Prospective Directions
- Residualization of high-fidelity controllers (e.g., tire-aware MPC in racing or nonconvex whole-body planning in humanoids) for further bridging of performance gaps (Ghignone et al., 28 Jan 2025, Jeon et al., 14 Oct 2025).
- Online fine-tuning of both residuals and model parameters in hardware (Huang et al., 2023).
- Hybridization with trajectory planning and control-friendly motion optimization, embedding residual physics into motion generation (Guo et al., 6 Jan 2026).
- Formalization of safety, stability, and robustness guarantees under explicit input bounds and nonstationary activation (Capel et al., 2020, Abbas et al., 2023).
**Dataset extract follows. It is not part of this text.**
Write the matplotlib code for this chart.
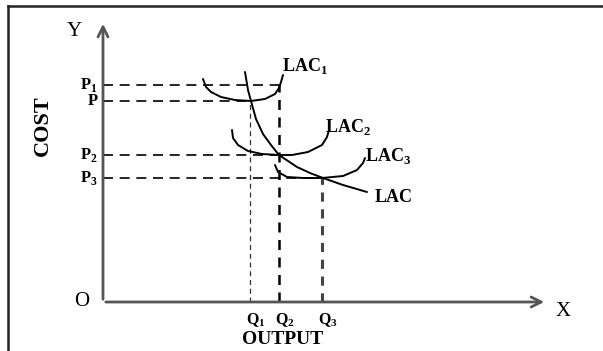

7. Impact and Significance in Modern Control Systems
The residual and hybrid controller framework has established itself as a foundational tool in robotics, autonomous vehicles, process industries, microrobotics, and beyond. By seamlessly merging high-confidence classical control with adaptable, data-driven policy correction, it addresses the core limitations of each paradigm in isolation. The effectiveness of these controllers in both simulated and hardware settings, with robust empirical results and demonstrated sample and transfer efficiency, confirms the practical viability of the architecture. Ongoing research continues to refine theoretical underpinnings, improve practical deployments, and expand the residual/hybrid paradigm to more challenging and safety-critical domains (Ghignone et al., 28 Jan 2025, Jeon et al., 14 Oct 2025, Capel et al., 2020, Abbas et al., 2023, Huang et al., 2023, Ranjbar et al., 2021, Johannink et al., 2018, Guo et al., 6 Jan 2026, Yang et al., 5 Mar 2026).